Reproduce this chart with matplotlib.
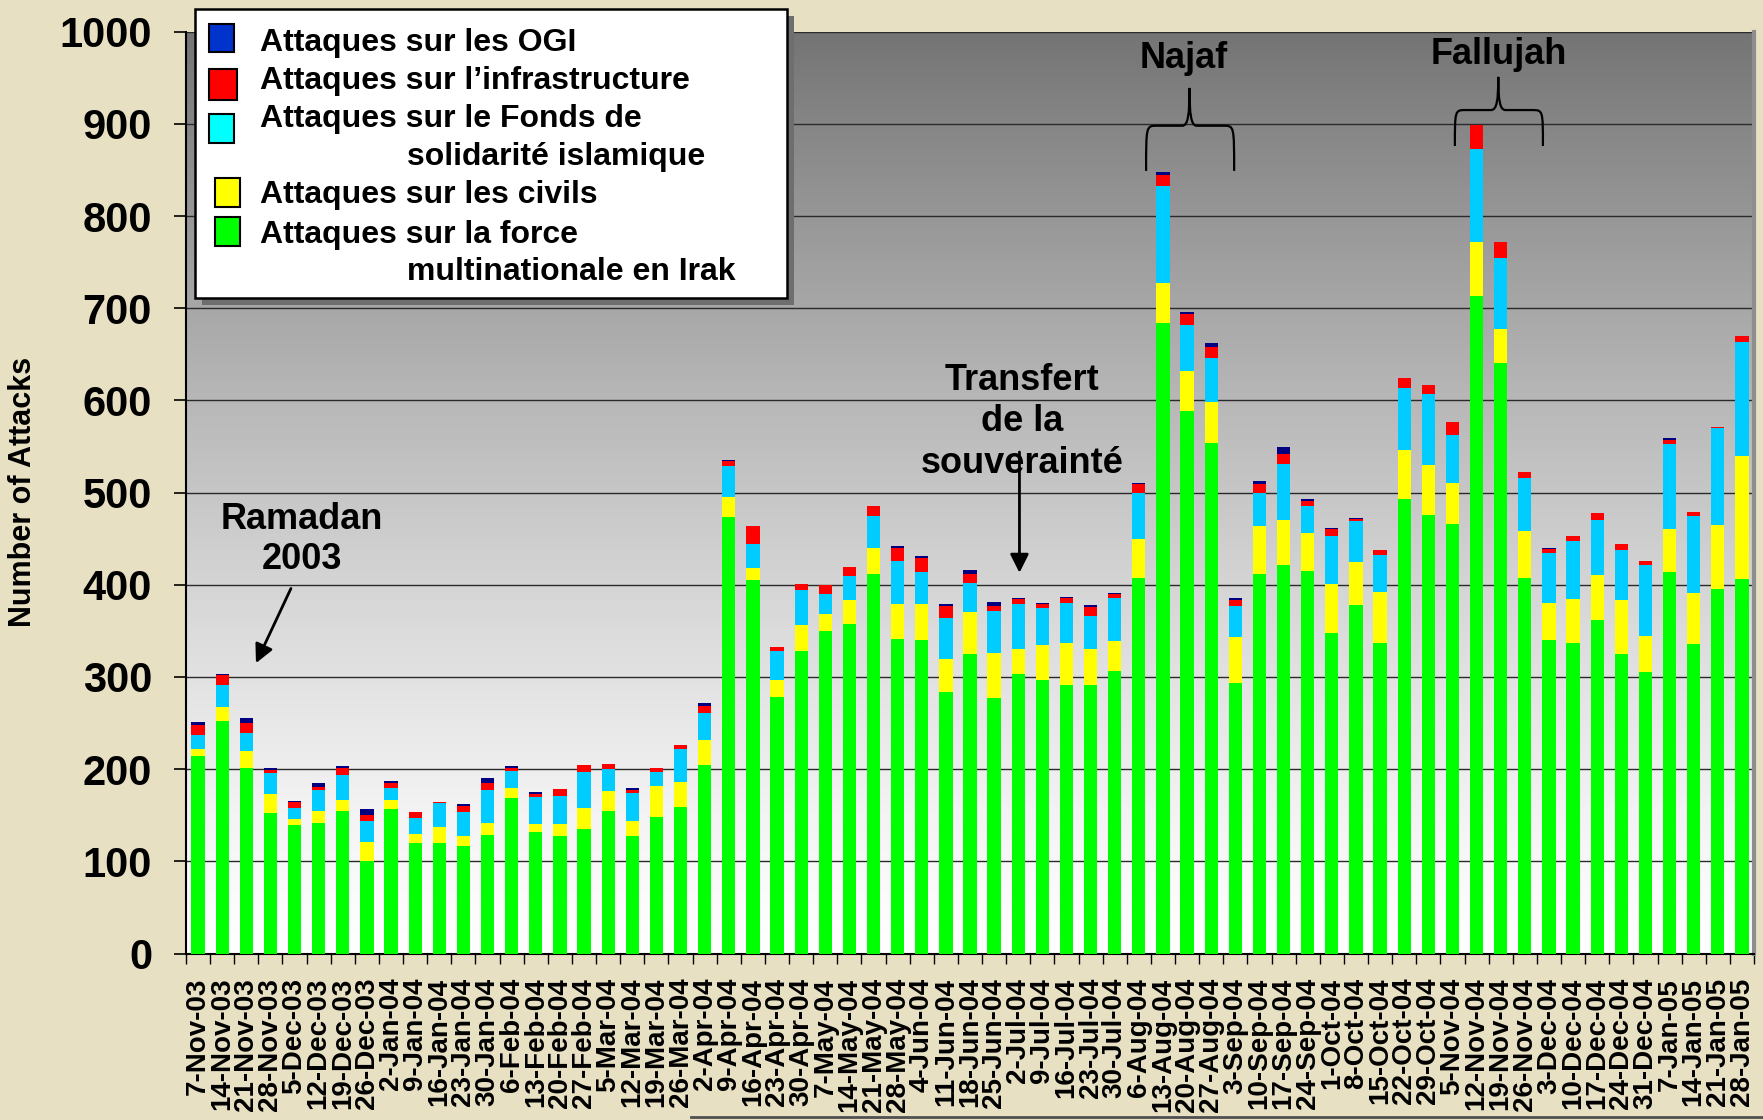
==============================
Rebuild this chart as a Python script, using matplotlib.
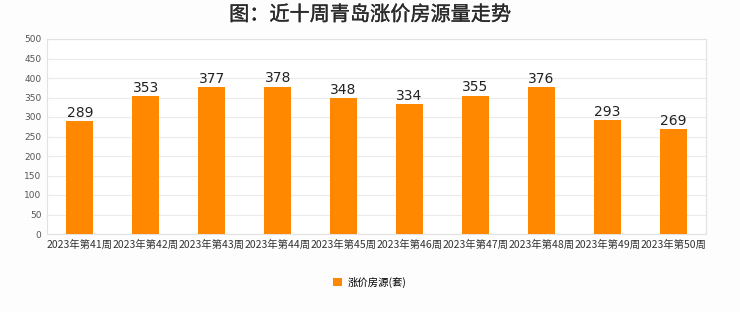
==============================
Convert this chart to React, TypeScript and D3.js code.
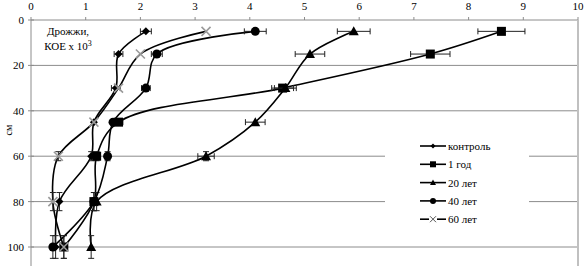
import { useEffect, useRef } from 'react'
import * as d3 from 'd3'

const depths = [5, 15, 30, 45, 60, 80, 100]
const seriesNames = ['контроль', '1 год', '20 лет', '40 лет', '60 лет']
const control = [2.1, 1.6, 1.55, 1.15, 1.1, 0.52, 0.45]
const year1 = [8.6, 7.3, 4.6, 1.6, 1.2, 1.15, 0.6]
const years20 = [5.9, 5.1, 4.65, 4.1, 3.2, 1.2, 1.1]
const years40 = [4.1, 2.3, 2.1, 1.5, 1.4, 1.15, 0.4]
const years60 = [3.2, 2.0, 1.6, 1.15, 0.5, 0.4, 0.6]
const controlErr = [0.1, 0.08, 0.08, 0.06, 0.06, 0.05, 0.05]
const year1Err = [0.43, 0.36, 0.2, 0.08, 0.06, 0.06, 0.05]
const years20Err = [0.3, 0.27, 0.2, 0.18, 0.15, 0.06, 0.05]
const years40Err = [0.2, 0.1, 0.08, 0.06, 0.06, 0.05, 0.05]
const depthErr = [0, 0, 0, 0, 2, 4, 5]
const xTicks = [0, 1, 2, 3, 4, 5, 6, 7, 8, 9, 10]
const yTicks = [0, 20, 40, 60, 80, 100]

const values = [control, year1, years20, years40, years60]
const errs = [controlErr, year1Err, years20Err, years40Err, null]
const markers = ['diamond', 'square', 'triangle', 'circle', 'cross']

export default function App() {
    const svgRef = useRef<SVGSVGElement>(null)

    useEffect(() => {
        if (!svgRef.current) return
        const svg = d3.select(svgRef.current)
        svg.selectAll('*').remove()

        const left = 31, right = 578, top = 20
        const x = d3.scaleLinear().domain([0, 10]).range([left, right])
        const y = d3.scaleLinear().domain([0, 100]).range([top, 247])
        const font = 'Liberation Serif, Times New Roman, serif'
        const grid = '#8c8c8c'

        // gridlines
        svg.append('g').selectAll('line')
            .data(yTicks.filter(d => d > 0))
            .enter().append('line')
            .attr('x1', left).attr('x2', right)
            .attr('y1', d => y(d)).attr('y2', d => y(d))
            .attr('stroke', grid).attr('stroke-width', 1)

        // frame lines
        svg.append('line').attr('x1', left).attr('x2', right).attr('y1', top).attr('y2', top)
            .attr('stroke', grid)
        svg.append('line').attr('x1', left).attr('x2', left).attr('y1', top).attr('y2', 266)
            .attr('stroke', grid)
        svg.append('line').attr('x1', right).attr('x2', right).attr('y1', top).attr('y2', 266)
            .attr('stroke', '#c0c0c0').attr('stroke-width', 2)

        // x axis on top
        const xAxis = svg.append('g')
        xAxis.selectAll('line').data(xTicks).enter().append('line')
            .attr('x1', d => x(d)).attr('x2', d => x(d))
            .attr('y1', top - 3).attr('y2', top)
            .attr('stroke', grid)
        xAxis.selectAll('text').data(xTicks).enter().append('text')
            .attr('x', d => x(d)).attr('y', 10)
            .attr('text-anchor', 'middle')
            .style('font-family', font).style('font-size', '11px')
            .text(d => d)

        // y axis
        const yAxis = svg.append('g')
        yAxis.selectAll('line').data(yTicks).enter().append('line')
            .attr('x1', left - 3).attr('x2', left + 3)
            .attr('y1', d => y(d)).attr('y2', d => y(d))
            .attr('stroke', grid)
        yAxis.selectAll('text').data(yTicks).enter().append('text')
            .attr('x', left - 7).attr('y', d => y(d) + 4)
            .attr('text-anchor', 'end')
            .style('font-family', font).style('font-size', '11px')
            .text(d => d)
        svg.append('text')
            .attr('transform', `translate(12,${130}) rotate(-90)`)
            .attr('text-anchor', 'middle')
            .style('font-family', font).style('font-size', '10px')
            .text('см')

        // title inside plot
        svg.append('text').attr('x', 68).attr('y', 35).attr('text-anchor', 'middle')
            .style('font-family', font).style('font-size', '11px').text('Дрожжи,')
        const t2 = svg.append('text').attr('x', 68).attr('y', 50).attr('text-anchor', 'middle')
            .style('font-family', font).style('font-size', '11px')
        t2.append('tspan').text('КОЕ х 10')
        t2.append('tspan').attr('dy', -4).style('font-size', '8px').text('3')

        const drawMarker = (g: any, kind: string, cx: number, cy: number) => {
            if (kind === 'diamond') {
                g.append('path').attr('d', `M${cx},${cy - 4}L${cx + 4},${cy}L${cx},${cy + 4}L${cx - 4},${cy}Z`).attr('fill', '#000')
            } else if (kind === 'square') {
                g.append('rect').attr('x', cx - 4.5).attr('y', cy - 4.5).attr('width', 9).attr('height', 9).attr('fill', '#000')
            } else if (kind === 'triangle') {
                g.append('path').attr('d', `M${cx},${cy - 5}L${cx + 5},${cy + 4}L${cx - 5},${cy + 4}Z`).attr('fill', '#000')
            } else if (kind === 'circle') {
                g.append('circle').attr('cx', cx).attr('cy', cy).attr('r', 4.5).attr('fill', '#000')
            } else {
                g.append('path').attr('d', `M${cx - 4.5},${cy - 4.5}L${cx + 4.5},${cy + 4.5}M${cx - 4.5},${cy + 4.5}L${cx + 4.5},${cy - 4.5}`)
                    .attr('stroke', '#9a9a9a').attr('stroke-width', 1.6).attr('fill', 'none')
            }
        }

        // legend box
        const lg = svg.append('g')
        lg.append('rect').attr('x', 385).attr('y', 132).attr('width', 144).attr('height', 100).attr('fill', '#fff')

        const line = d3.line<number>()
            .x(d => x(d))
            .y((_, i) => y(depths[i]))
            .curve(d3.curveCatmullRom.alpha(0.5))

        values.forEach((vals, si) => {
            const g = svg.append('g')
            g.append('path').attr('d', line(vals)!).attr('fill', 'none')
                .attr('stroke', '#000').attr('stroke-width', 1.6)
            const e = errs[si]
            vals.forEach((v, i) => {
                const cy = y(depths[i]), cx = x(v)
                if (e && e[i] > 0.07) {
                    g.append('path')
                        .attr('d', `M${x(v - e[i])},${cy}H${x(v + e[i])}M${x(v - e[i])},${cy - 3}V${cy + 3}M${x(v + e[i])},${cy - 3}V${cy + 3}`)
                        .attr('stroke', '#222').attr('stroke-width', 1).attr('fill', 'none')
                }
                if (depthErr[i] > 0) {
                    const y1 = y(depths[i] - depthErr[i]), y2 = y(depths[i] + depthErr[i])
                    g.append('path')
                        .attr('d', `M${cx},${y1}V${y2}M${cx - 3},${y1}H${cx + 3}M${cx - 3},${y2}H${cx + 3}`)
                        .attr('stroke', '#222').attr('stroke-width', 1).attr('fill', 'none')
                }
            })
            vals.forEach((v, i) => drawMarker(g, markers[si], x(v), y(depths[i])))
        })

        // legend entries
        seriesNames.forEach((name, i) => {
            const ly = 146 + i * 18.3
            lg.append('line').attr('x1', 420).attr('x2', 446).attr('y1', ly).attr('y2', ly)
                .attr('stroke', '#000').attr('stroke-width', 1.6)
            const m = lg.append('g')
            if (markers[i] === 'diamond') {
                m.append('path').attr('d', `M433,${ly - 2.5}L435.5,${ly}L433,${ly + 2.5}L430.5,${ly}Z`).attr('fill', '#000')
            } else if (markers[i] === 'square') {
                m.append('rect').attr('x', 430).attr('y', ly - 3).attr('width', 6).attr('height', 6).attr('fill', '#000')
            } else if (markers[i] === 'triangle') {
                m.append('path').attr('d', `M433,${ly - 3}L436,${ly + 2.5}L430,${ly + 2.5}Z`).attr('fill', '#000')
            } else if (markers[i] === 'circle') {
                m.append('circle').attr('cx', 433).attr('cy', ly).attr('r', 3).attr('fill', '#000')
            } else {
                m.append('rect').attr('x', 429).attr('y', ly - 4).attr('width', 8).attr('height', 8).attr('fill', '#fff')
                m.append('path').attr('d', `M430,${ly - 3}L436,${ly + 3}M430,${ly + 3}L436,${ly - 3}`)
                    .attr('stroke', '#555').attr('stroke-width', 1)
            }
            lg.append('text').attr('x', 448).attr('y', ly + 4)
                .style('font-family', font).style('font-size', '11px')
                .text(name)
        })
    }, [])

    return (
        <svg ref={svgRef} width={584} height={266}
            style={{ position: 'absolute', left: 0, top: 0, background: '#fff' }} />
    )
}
==============================
▶ _REQUIREMENT_
Start at the line above containing "Convert this chart" and stop at the line containing "import * as d3 from 'd3'": print those lines and everything between them exactly, but not the pictures.

▶ _RESULT FOR THIS EXERCISE_
Convert this chart to React, TypeScript and D3.js code.
import { useEffect, useRef } from 'react'
import * as d3 from 'd3'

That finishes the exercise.